Automated daily backups
Look. I know this isn’t a sexy topic. But an artist Shannon was talking with yesterday had her hard drive with all of her songs on it crash … and she didn’t have a backup … and, wow, this is easily preventable!
Having a second hard drive that you sometimes plug in and manually copy files to is a crap idea. Don’t do this. It’s a pain in the ass, so you will keep putting it off, and it’ll be basically useless. Here are some much better backup strategies:
A backup drive that can remain permanently plugged in, with software to automate the backups. I use Carbon Copy Cloner (this is Mac-only software). It’s inexpensive and excellent. You tell it what to back up, and where to back it up to, and on what schedule to do that, and then you never think about it again. This strategy works better with a fixed computer than with a mobile computer (i.e., laptop).
If you are working from a laptop that you sometimes take places, making a permanently-attached hard drive an issue, a good option could be a USB hub. You can leave the backup drive permanently attached to the hub, and plug your laptop onto the hub when it’s in its home location.
A slightly more expensive option is a network-mounted hard drive, aka NAS device (network-attached storage). Here is a good starter guide in PC Magazine about some NAS devices at various prices and storage levels.
In both of the above examples you will still need software to automate the backups — Carbon Copy Cloner or similar. DO NOT try to fool yourself into thinking that you will remember to back up your hard drive every night. You will not remember.

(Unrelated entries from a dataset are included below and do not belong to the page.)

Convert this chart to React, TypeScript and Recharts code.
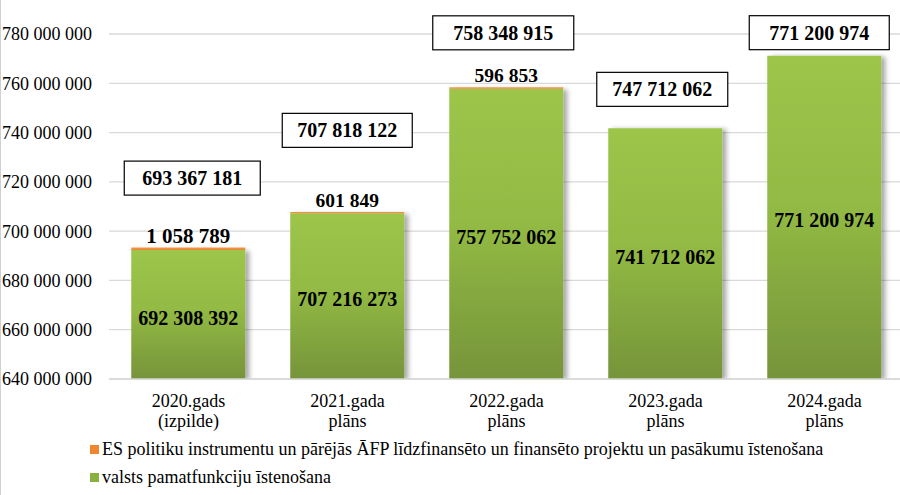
import { BarChart, Bar, XAxis, YAxis, CartesianGrid, Legend, LabelList } from "recharts";

const categories = ["2020.gads\n(izpilde)", "2021.gada\nplāns", "2022.gada\nplāns", "2023.gada\nplāns", "2024.gada\nplāns"];
const valstsValues = [692308392, 707216273, 757752062, 741712062, 771200974];
const esValues = [1058789, 601849, 596853, 0, 0];
const totalLabels = ["693 367 181", "707 818 122", "758 348 915", "747 712 062", "771 200 974"];
const yTicks = [640000000, 660000000, 680000000, 700000000, 720000000, 740000000, 760000000, 780000000];

const ES_NAME = "ES politiku instrumentu un pārējās ĀFP līdzfinansēto un finansēto projektu un pasākumu īstenošana";
const VALSTS_NAME = "valsts pamatfunkciju īstenošana";

// total boxes are hand placed in the original: centre offset from the green bar top, px
const boxLift = [72, 83, 56, 39, 23];
const boxShift = [4, 0, -3, -3, -5];
const boxWidth = [136, 130, 141, 131, 140];

const data = categories.map((name, i) => ({
  name,
  valsts: valstsValues[i],
  es: esValues[i],
  total: totalLabels[i],
}));

const FONT = "Liberation Serif, Times New Roman, serif";
const fmt = (n: number) => String(n).replace(/\B(?=(\d{3})+(?!\d))/g, " ");

const CatTick = (props: any) => {
  const { x, y, payload } = props;
  const lines = String(payload.value).split("\n");
  return (
    <text x={x} y={y} textAnchor="middle" style={{ fontSize: 18, fontFamily: FONT }} fill="#000">
      {lines.map((l, i) => (
        <tspan key={i} x={x} dy={20}>{l}</tspan>
      ))}
    </text>
  );
};

const EsLabel = (props: any) => {
  const { x, y, width, value, index } = props;
  if (!value) return null;
  return (
    <text x={x + width / 2} y={y - 12} dy="0.35em" textAnchor="middle" fill="#000"
      style={{ fontFamily: FONT, fontWeight: "bold", fontSize: index === 0 ? 21 : 19.5 }}>
      {fmt(value)}
    </text>
  );
};

const TotalBox = (props: any) => {
  const { x, y, width, value, index } = props;
  const cx = x + width / 2 + boxShift[index];
  const cy = y - boxLift[index];
  const w = boxWidth[index];
  return (
    <g>
      <rect x={cx - w / 2} y={cy - 17} width={w} height={34} fill="#fff" stroke="#000" strokeWidth={1.2} />
      <text x={cx} y={cy} dy="0.35em" textAnchor="middle" fill="#000"
        style={{ fontFamily: FONT, fontWeight: "bold", fontSize: 20 }}>
        {value}
      </text>
    </g>
  );
};

const legendItems = [
  { name: ES_NAME, color: "#F0862F" },
  { name: VALSTS_NAME, color: "#8AB13F" },
];

const renderLegend = () => (
  <div style={{ fontFamily: FONT, fontSize: 18, color: "#000" }}>
    {legendItems.map((it) => (
      <div key={it.name} style={{ display: "flex", alignItems: "center", height: 28 }}>
        <span style={{ display: "inline-block", width: 9, height: 9, background: it.color, marginRight: 3 }} />
        <span>{it.name}</span>
      </div>
    ))}
  </div>
);

export default function App() {
  return (
    <div style={{ position: "absolute", left: 0, top: 0, width: 900, height: 495, background: "#fff", fontFamily: FONT }}>
      <div style={{ position: "absolute", left: 0, top: 0, width: 1, height: 495, background: "#D0D0D0" }} />
      <BarChart width={900} height={495} data={data} margin={{ top: 34, right: -4, left: 0, bottom: 0 }} barCategoryGap="14%">
        <defs>
          <linearGradient id="gGreen" x1="0" y1="0" x2="0" y2="1">
            <stop offset="0%" stopColor="#9CC54A" />
            <stop offset="45%" stopColor="#93BB44" />
            <stop offset="100%" stopColor="#76943A" />
          </linearGradient>
          <linearGradient id="gOrange" x1="0" y1="0" x2="0" y2="1">
            <stop offset="0%" stopColor="#F59A4E" />
            <stop offset="100%" stopColor="#E9822F" />
          </linearGradient>
          <filter id="shadow" x="-10%" y="-10%" width="130%" height="120%">
            <feDropShadow dx={4} dy={1} stdDeviation={2.5} floodColor="#000" floodOpacity={0.35} />
          </filter>
        </defs>
        <CartesianGrid vertical={false} stroke="#D9D9D9" strokeWidth={1.3} />
        <XAxis dataKey="name" interval={0} height={116} tickLine={false} axisLine={{ stroke: "#D9D9D9", strokeWidth: 1.3 }} tick={<CatTick />} />
        <YAxis type="number" domain={[640000000, 780000000]} allowDataOverflow ticks={yTicks} width={109} axisLine={false} tickLine={false}
          tickMargin={11} tickFormatter={fmt} tick={{ fontSize: 18, fontFamily: FONT, fill: "#000" }} />
        <Legend layout="vertical" verticalAlign="middle" align="center" content={renderLegend}
          wrapperStyle={{ position: "absolute", left: 90, top: 435, width: 800 }} />
        <Bar dataKey="valsts" name={VALSTS_NAME} stackId="a" fill="url(#gGreen)" filter="url(#shadow)" isAnimationActive={false}>
          <LabelList dataKey="valsts" position="center" formatter={(v: any) => fmt(v)} fill="#000"
            style={{ fontFamily: FONT, fontWeight: "bold", fontSize: 20 }} dy={3} />
          <LabelList dataKey="total" content={TotalBox} />
        </Bar>
        <Bar dataKey="es" name={ES_NAME} stackId="a" fill="url(#gOrange)" isAnimationActive={false}>
          <LabelList dataKey="es" content={EsLabel} />
        </Bar>
      </BarChart>
    </div>
  );
}
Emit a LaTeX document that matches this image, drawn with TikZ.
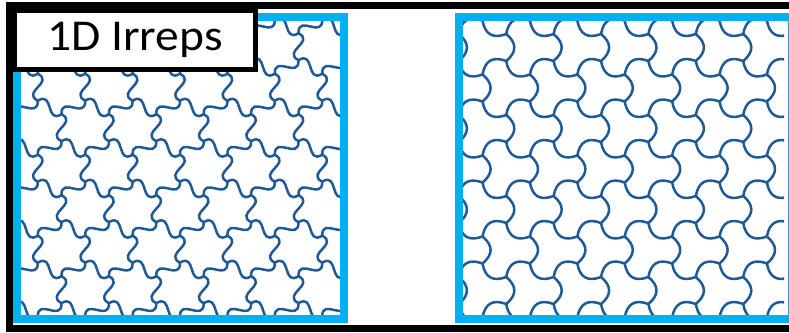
\documentclass[tikz,border=0pt]{standalone}
\usepackage{fontspec}
\usepackage{graphicx}
\setmainfont{Carlito}
\definecolor{framecyan}{HTML}{00B0F0}
\definecolor{tileblue}{HTML}{1F5A96}
\tikzset{
  outerframe/.style={draw=black, line width=7pt},
  panelframe/.style={draw=framecyan, line width=8pt},
  tileline/.style={draw=tileblue, line width=2.5pt, line cap=round, line join=round},
  labelbox/.style={draw=black, fill=white, line width=5pt, inner sep=0pt,
    minimum width=241pt, minimum height=59pt}
}
% the three right-hand edges of a pointy-top hexagon centred at (#1,#2);
% \ha..\hf are the normal offsets of the two control points of each edge
\newcommand{\hexright}[2]{%
  \draw[tileline]
    (#1,#2-27)
      .. controls (#1+7.9-13.5*\ha,#2-22.5+23.7*\ha)
              and (#1+15.8-13.5*\hb,#2-18+23.7*\hb) ..
    (#1+23.7,#2-13.5)
      .. controls (#1+23.7-27*\hc,#2-4.5)
              and (#1+23.7-27*\hd,#2+4.5) ..
    (#1+23.7,#2+13.5)
      .. controls (#1+15.8-13.5*\he,#2+18-23.7*\he)
              and (#1+7.9-13.5*\hf,#2+22.5-23.7*\hf) ..
    (#1,#2+27);%
}
\begin{document}
\begin{tikzpicture}[x=1pt,y=-1pt]
  \useasboundingbox (0,0) rectangle (789,332);

  % left panel: hexagons with S-shaped edges (pinwheel tiles)
  \begin{scope}
    \clip (21,21) rectangle (340,315);
    \def\ha{-0.62}\def\hb{0.62}\def\hc{-0.62}\def\hd{0.62}\def\he{-0.62}\def\hf{0.62}
    \foreach \j in {-1,...,9}{
      \foreach \i in {-1,...,8}{
        \pgfmathsetmacro\cx{14.1+\i*47.4+mod(\j+10,2)*23.7}
        \pgfmathsetmacro\cy{6.2+\j*40.5}
        \hexright{\cx}{\cy}
      }
    }
  \end{scope}

  % right panel: hexagons with alternately bulging edges (trefoil tiles)
  \begin{scope}
    \clip (463,21) rectangle (784,315);
    \def\ha{0.4}\def\hb{0.4}\def\hc{-0.4}\def\hd{-0.4}\def\he{0.4}\def\hf{0.4}
    \foreach \j in {-1,...,9}{
      \foreach \i in {-1,...,8}{
        \pgfmathsetmacro\cx{458.8+\i*47.4+mod(\j+10,2)*23.7}
        \pgfmathsetmacro\cy{7+\j*40.5}
        \hexright{\cx}{\cy}
      }
    }
  \end{scope}

  % panel frames
  \draw[panelframe] (17,17) rectangle (344,319);
  \draw[panelframe] (459,17) rectangle (792,319);

  % outer frame
  \draw[outerframe] (9,5.5) rectangle (796,328.5);

  % title box
  \node[labelbox] (title) at (135,40)
    {\fontsize{44}{44}\selectfont\scalebox{1.08}[1]{1D Irreps}};
\end{tikzpicture}
\end{document}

Dropbox! You can literally just install the Dropbox software on your computer and put your work folder inside the Dropbox folder, and then everything you do will be instantaneously backed up to the cloud. This is what I do with my main work folder. I should note that my main work folder also gets backed up nightly to a separate drive, because sometimes it’s valuable to have the snapshot from the previous night, in case I’ve done something stupid and accidentally overwritten something I need, which of course then immediately gets propagated to Dropbox. I restore something from the nightly backup at least once a month, and it’s a lifesaver.
(For this reason, I wouldn’t necessarily recommend using Dropbox as your only backup solution, because if you accidentally delete something from your work folder, it will also be immediately deleted from Dropbox. Dropbox does have a “historical revisions” feature, but in my experience it’s a little weird, and I wouldn’t want to have to rely on it. Still, between no automated backups and Dropbox-only backups, I would definitely choose Dropbox!)
Between the above options, you should be able to find something that works well for you. The important thing is that you have something in place for automated daily backups; if you don’t, you are guaranteed to lose something critically important at the worst possible time — and that could be devastating.